In Vermintide 2, I know a lot of people who’d run Screaming Bell on Recruit over and over. A mind-numbing, meaningless grind leading to zero actual improvement in play just to then jump directly into Legend games.
20 hours of unstimulating non-gameplay just for being the most efficient way of getting to the point where you’re no longer kicked for having lower stats.
I’m already seeing this exact behavior in Darktide. Players grinding to level 30 through easy missions, then chastising others for not doing the same and daring to join the Quick Play queue for Malice with a level 5 character.
The gap in power also leads to a different problem, of obsoleting lower difficulties with regards to playability. A high level character entering a low difficulty game will find absolutely no challenge, capable of killing bosses in two hits. At that point you’re no longer partaking in intended gameplay, and it’s actively ruining the experience of everyone else in the lobby.
And as on higher levels you get more enemies, more spawns, better equipment from drops and the access to new challenges, it leads to power rating entirely obsoleting the lower difficulty modes.
The ability to play the game for fun on a difficulty setting fit for you is rendered nonexistent as you get pushed up the ladder.

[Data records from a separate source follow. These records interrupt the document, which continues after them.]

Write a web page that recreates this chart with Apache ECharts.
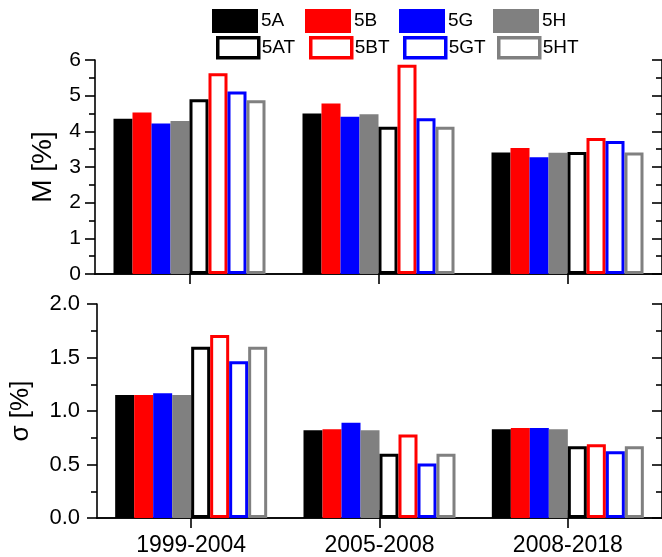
<!DOCTYPE html>
<html>
<head>
<meta charset="utf-8">
<script src="https://cdn.jsdelivr.net/npm/echarts@6/dist/echarts.min.js"></script>
<style>
html,body{margin:0;padding:0;background:#fff;}
#chart{width:662px;height:557px;}
</style>
</head>
<body>
<div id="chart"></div>
<script>
// ---- data ----
const categories = ['1999-2004', '2005-2008', '2008-2018'];
const seriesNames = ['5A', '5B', '5G', '5H', '5AT', '5BT', '5GT', '5HT'];
// M [%]
const m5A  = [4.35, 4.50, 3.41];
const m5B  = [4.53, 4.78, 3.53];
const m5G  = [4.22, 4.41, 3.27];
const m5H  = [4.29, 4.48, 3.40];
const m5AT = [4.90, 4.13, 3.42];
const m5BT = [5.63, 5.87, 3.81];
const m5GT = [5.12, 4.37, 3.73];
const m5HT = [4.87, 4.13, 3.41];
// sigma [%]
const s5A  = [1.15, 0.82, 0.83];
const s5B  = [1.15, 0.83, 0.84];
const s5G  = [1.165, 0.89, 0.84];
const s5H  = [1.15, 0.82, 0.83];
const s5AT = [1.60, 0.60, 0.67];
const s5BT = [1.71, 0.78, 0.69];
const s5GT = [1.465, 0.51, 0.625];
const s5HT = [1.60, 0.60, 0.67];
const mTicks = [0, 1, 2, 3, 4, 5, 6];
const sTicks = ['0.0', '0.5', '1.0', '1.5', '2.0'];

const mData = [m5A, m5B, m5G, m5H, m5AT, m5BT, m5GT, m5HT];
const sData = [s5A, s5B, s5G, s5H, s5AT, s5BT, s5GT, s5HT];
const colors = ['#000000', '#ff0000', '#0000ff', '#808080', '#000000', '#ff0000', '#0000ff', '#808080'];
const hollow = [false, false, false, false, true, true, true, true];

const FONT = 'Liberation Sans';
const axisLineStyle = { color: '#000', width: 1.6 };

function makeSeries(data, idx) {
  return data.map((vals, i) => ({
    name: seriesNames[i],
    type: 'bar',
    xAxisIndex: idx * 2,
    yAxisIndex: idx * 2,
    barWidth: 19,
    barGap: '0%',
    data: vals,
    itemStyle: hollow[i]
      ? { color: '#ffffff', borderColor: colors[i], borderWidth: 3 }
      : { color: colors[i], borderWidth: 0 },
    emphasis: { disabled: true },
    animation: false
  }));
}

const legendLefts = [212, 305, 399, 493];
const legends = [];
seriesNames.forEach((n, i) => {
  const col = i % 4;
  const row = i < 4 ? 0 : 1;
  legends.push({
    left: row === 0 ? legendLefts[col] : legendLefts[col] + 4,
    top: row === 0 ? 9 : 36,
    padding: 0,
    itemWidth: row === 0 ? 46 : 41,
    itemHeight: row === 0 ? 24 : 20,
    selectedMode: false,
    textStyle: { fontFamily: FONT, fontSize: 19, color: '#000', padding: [0, 0, 0, -2] },
    data: [{
      name: n,
      icon: 'rect',
      itemStyle: hollow[i]
        ? { color: '#ffffff', borderColor: colors[i], borderWidth: 3.5 }
        : { color: colors[i], borderWidth: 0 }
    }]
  });
});

const grids = [
  { left: 95, top: 60, width: 573, height: 214 },
  { left: 95, top: 304, width: 573, height: 215 }
];

const xAxes = [
  // top grid bottom
  { type: 'category', gridIndex: 0, position: 'bottom', data: categories,
    axisLine: { lineStyle: axisLineStyle },
    axisTick: { show: true, alignWithLabel: true, length: 10, lineStyle: { color: '#000', width: 1.6 } },
    axisLabel: { show: false } },
  // top grid top border
  { type: 'category', gridIndex: 0, position: 'top', data: categories,
    axisLine: { lineStyle: axisLineStyle },
    axisTick: { show: false }, axisLabel: { show: false } },
  // bottom grid bottom
  { type: 'category', gridIndex: 1, position: 'bottom', data: categories,
    axisLine: { lineStyle: axisLineStyle },
    axisTick: { show: true, alignWithLabel: true, length: 10, lineStyle: { color: '#000', width: 1.6 } },
    axisLabel: { show: true, margin: 16, fontFamily: FONT, fontSize: 23, color: '#000' } },
  // bottom grid top border
  { type: 'category', gridIndex: 1, position: 'top', data: categories,
    axisLine: { lineStyle: axisLineStyle },
    axisTick: { show: true, alignWithLabel: true, length: 8, lineStyle: { color: '#000', width: 1.6 } },
    axisLabel: { show: false } }
];

const yAxes = [
  { type: 'value', gridIndex: 0, position: 'left', min: 0, max: 6, interval: 1,
    name: 'M [%]', nameLocation: 'middle', nameGap: 38,
    nameTextStyle: { fontFamily: FONT, fontSize: 28, color: '#000' },
    axisLine: { show: true, lineStyle: axisLineStyle },
    axisTick: { show: true, length: 10, lineStyle: { color: '#000', width: 1.6 } },
    minorTick: { show: true, splitNumber: 2, length: 6, lineStyle: { color: '#000', width: 1.6 } },
    splitLine: { show: false },
    axisLabel: { margin: 14, fontFamily: FONT, fontSize: 21, color: '#000',
      formatter: v => String(mTicks[Math.round(v)]) } },
  { type: 'value', gridIndex: 0, position: 'right', min: 0, max: 6, interval: 1,
    axisLine: { show: true, lineStyle: axisLineStyle },
    axisTick: { show: true, inside: true, length: 10, lineStyle: { color: '#000', width: 1.6 } },
    minorTick: { show: true, splitNumber: 2, length: 6, lineStyle: { color: '#000', width: 1.6 } },
    splitLine: { show: false }, axisLabel: { show: false } },
  { type: 'value', gridIndex: 1, position: 'left', min: 0, max: 2, interval: 0.5,
    name: 'σ [%]', nameLocation: 'middle', nameGap: 63,
    nameTextStyle: { fontFamily: FONT, fontSize: 26, color: '#000' },
    axisLine: { show: true, lineStyle: axisLineStyle },
    axisTick: { show: true, length: 10, lineStyle: { color: '#000', width: 1.6 } },
    minorTick: { show: true, splitNumber: 2, length: 6, lineStyle: { color: '#000', width: 1.6 } },
    splitLine: { show: false },
    axisLabel: { margin: 17, fontFamily: FONT, fontSize: 22, color: '#000',
      formatter: v => sTicks[Math.round(v * 2)] } },
  { type: 'value', gridIndex: 1, position: 'right', min: 0, max: 2, interval: 0.5,
    axisLine: { show: true, lineStyle: axisLineStyle },
    axisTick: { show: true, inside: true, length: 10, lineStyle: { color: '#000', width: 1.6 } },
    minorTick: { show: true, splitNumber: 2, length: 6, lineStyle: { color: '#000', width: 1.6 } },
    splitLine: { show: false }, axisLabel: { show: false } }
];

const chart = echarts.init(document.getElementById('chart'), null, { renderer: 'canvas' });
chart.setOption({
  backgroundColor: '#ffffff',
  animation: false,
  textStyle: { fontFamily: FONT },
  legend: legends,
  grid: grids,
  xAxis: xAxes,
  yAxis: yAxes,
  series: makeSeries(mData, 0).concat(makeSeries(sData, 1))
});
</script>
</body>
</html>
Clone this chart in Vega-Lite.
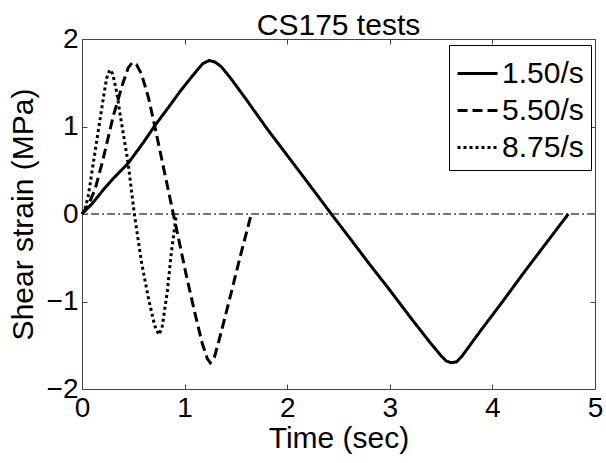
{
  "$schema": "https://vega.github.io/schema/vega-lite/v6.json",
  "width": 513,
  "height": 350,
  "autosize": {"type": "none"},
  "padding": {"left": 82, "top": 39, "right": 11, "bottom": 74},
  "background": "white",
  "title": {"text": "CS175 tests", "font": "Liberation Sans", "fontSize": 30, "fontWeight": "normal", "color": "black", "offset": -16},
  "config": {
    "view": {"stroke": "#444", "strokeWidth": 1},
    "axis": {"labelFont": "Liberation Sans", "titleFont": "Liberation Sans", "labelColor": "black", "titleColor": "black", "titleFontWeight": "normal", "grid": false, "domain": false, "tickColor": "#444", "tickSize": -5, "labelFontSize": 28, "titleFontSize": 30}
  },
  "data": {"values": [
    {"s": "1.50/s", "t": 0, "v": 0},
    {"s": "1.50/s", "t": 0.1, "v": 0.12},
    {"s": "1.50/s", "t": 0.21, "v": 0.28},
    {"s": "1.50/s", "t": 0.3, "v": 0.4},
    {"s": "1.50/s", "t": 0.45, "v": 0.58},
    {"s": "1.50/s", "t": 0.6, "v": 0.82},
    {"s": "1.50/s", "t": 0.71, "v": 1.01},
    {"s": "1.50/s", "t": 0.85, "v": 1.23},
    {"s": "1.50/s", "t": 0.955, "v": 1.4},
    {"s": "1.50/s", "t": 1.05, "v": 1.54},
    {"s": "1.50/s", "t": 1.12, "v": 1.64},
    {"s": "1.50/s", "t": 1.18, "v": 1.72},
    {"s": "1.50/s", "t": 1.24, "v": 1.755},
    {"s": "1.50/s", "t": 1.3, "v": 1.735},
    {"s": "1.50/s", "t": 1.36, "v": 1.68},
    {"s": "1.50/s", "t": 1.45, "v": 1.55},
    {"s": "1.50/s", "t": 1.6, "v": 1.31},
    {"s": "1.50/s", "t": 1.8, "v": 0.98},
    {"s": "1.50/s", "t": 2.0, "v": 0.67},
    {"s": "1.50/s", "t": 2.2, "v": 0.36},
    {"s": "1.50/s", "t": 2.43, "v": 0},
    {"s": "1.50/s", "t": 2.6, "v": -0.26},
    {"s": "1.50/s", "t": 2.8, "v": -0.57},
    {"s": "1.50/s", "t": 3.0, "v": -0.87},
    {"s": "1.50/s", "t": 3.2, "v": -1.18},
    {"s": "1.50/s", "t": 3.4, "v": -1.48},
    {"s": "1.50/s", "t": 3.5, "v": -1.62},
    {"s": "1.50/s", "t": 3.55, "v": -1.68},
    {"s": "1.50/s", "t": 3.6, "v": -1.7},
    {"s": "1.50/s", "t": 3.65, "v": -1.69},
    {"s": "1.50/s", "t": 3.7, "v": -1.63},
    {"s": "1.50/s", "t": 3.9, "v": -1.31},
    {"s": "1.50/s", "t": 4.1, "v": -1.0},
    {"s": "1.50/s", "t": 4.3, "v": -0.68},
    {"s": "1.50/s", "t": 4.5, "v": -0.37},
    {"s": "1.50/s", "t": 4.74, "v": 0},
    {"s": "5.50/s", "t": 0, "v": 0},
    {"s": "5.50/s", "t": 0.06, "v": 0.1},
    {"s": "5.50/s", "t": 0.127, "v": 0.28},
    {"s": "5.50/s", "t": 0.2, "v": 0.6},
    {"s": "5.50/s", "t": 0.305, "v": 1.12},
    {"s": "5.50/s", "t": 0.4, "v": 1.5},
    {"s": "5.50/s", "t": 0.45, "v": 1.67},
    {"s": "5.50/s", "t": 0.49, "v": 1.73},
    {"s": "5.50/s", "t": 0.53, "v": 1.71},
    {"s": "5.50/s", "t": 0.58, "v": 1.6},
    {"s": "5.50/s", "t": 0.65, "v": 1.32},
    {"s": "5.50/s", "t": 0.71, "v": 1.0},
    {"s": "5.50/s", "t": 0.8, "v": 0.5},
    {"s": "5.50/s", "t": 0.89, "v": 0},
    {"s": "5.50/s", "t": 0.95, "v": -0.33},
    {"s": "5.50/s", "t": 1.02, "v": -0.72},
    {"s": "5.50/s", "t": 1.1, "v": -1.13},
    {"s": "5.50/s", "t": 1.17, "v": -1.47},
    {"s": "5.50/s", "t": 1.22, "v": -1.65},
    {"s": "5.50/s", "t": 1.25, "v": -1.7},
    {"s": "5.50/s", "t": 1.29, "v": -1.64},
    {"s": "5.50/s", "t": 1.35, "v": -1.38},
    {"s": "5.50/s", "t": 1.45, "v": -0.92},
    {"s": "5.50/s", "t": 1.55, "v": -0.45},
    {"s": "5.50/s", "t": 1.65, "v": 0},
    {"s": "8.75/s", "t": 0, "v": 0},
    {"s": "8.75/s", "t": 0.03, "v": 0.06},
    {"s": "8.75/s", "t": 0.06, "v": 0.2},
    {"s": "8.75/s", "t": 0.11, "v": 0.58},
    {"s": "8.75/s", "t": 0.16, "v": 0.96},
    {"s": "8.75/s", "t": 0.21, "v": 1.34},
    {"s": "8.75/s", "t": 0.24, "v": 1.55},
    {"s": "8.75/s", "t": 0.27, "v": 1.65},
    {"s": "8.75/s", "t": 0.3, "v": 1.6},
    {"s": "8.75/s", "t": 0.34, "v": 1.38},
    {"s": "8.75/s", "t": 0.37, "v": 1.15},
    {"s": "8.75/s", "t": 0.45, "v": 0.58},
    {"s": "8.75/s", "t": 0.51, "v": 0},
    {"s": "8.75/s", "t": 0.58, "v": -0.55},
    {"s": "8.75/s", "t": 0.65, "v": -0.98},
    {"s": "8.75/s", "t": 0.71, "v": -1.28},
    {"s": "8.75/s", "t": 0.75, "v": -1.38},
    {"s": "8.75/s", "t": 0.78, "v": -1.3},
    {"s": "8.75/s", "t": 0.83, "v": -0.9},
    {"s": "8.75/s", "t": 0.87, "v": -0.45},
    {"s": "8.75/s", "t": 0.92, "v": 0}
  ]},
  "layer": [
    {
      "mark": {"type": "rule", "color": "#777", "strokeWidth": 1.2, "strokeDash": [8, 3, 2, 3]},
      "encoding": {"y": {"datum": 0, "type": "quantitative", "axis": null}}
    },
    {
      "mark": {"type": "line", "color": "black", "strokeWidth": 3},
      "encoding": {
        "x": {"field": "t", "type": "quantitative", "scale": {"domain": [0, 5], "nice": false, "zero": false},
              "axis": {"orient": "bottom", "values": [0, 1, 2, 3, 4, 5], "title": "Time (sec)", "labelPadding": 10, "titlePadding": 1, "labelFlush": false}},
        "y": {"field": "v", "type": "quantitative", "scale": {"domain": [-2, 2], "nice": false},
              "axis": {"orient": "left", "values": [-2, -1, 0, 1, 2], "title": "Shear strain (MPa)", "labelPadding": 9, "titlePadding": 8, "labelFlush": false}},
        "strokeDash": {"field": "s", "type": "nominal",
          "scale": {"domain": ["1.50/s", "5.50/s", "8.75/s"], "range": [[1, 0], [10, 5], [3, 3]]},
          "legend": {"orient": "none", "legendX": 367, "legendY": 6, "title": null, "fillColor": "white", "strokeColor": "black", "padding": 7, "labelFont": "Liberation Sans", "labelFontSize": 30, "labelColor": "black", "symbolType": "stroke", "symbolSize": 1600, "symbolStrokeWidth": 3, "symbolStrokeColor": "black", "rowPadding": -6, "labelOffset": 3, "cornerRadius": 0}},
        "detail": {"field": "s"}
      }
    },
    {
      "mark": {"type": "point", "opacity": 0},
      "encoding": {
        "x": {"field": "t", "type": "quantitative", "axis": {"orient": "top", "values": [0, 1, 2, 3, 4, 5], "labels": false, "title": null}},
        "y": {"field": "v", "type": "quantitative", "axis": {"orient": "right", "values": [-2, -1, 0, 1, 2], "labels": false, "title": null}}
      }
    }
  ]
}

I don’t want higher difficulties to be the end all be all, completing the game on more difficult modes should be the culmination of your own skills as a player, not a test of your patience to grind up your equipment until you’ve capable of clearing them.
My solution?
Flatten the power curve.
It’s directly leading into a lot of problems the game has with gameplay, community, difficulty balancing and perception of efficiency.
Flatten the curve, so that between difficulties you’re only gaining a maximum of 1-2 hits to kill depending on weapon and enemy.
That way you can, as a player, compensate for a lower level with skill on higher difficulties, and high level players will no longer simply mulch through lower difficulty missions while still feeling considerably more powerful for upgrading themselves.
Then as you level up, the majority of gains to the actual strength of your character will come from new weapon types, talents and traits rather than the arbitrary “power” number.
If something is then added to push players to complete higher difficulty missions, for example improved crafting materials, you will no longer be incentivized to grind easy missions just for XP.
It’ll make it easier to balance the modes for player skill rather than both skill and equipment, and bring players closer together rather than fueling hard segregation by willingness to grind.
Oh, and make the weekly quest system accountwide. It’s incredibly punishing for players who like to play multiple characters but not dedicate an exorbitant amount time to grind them out individually.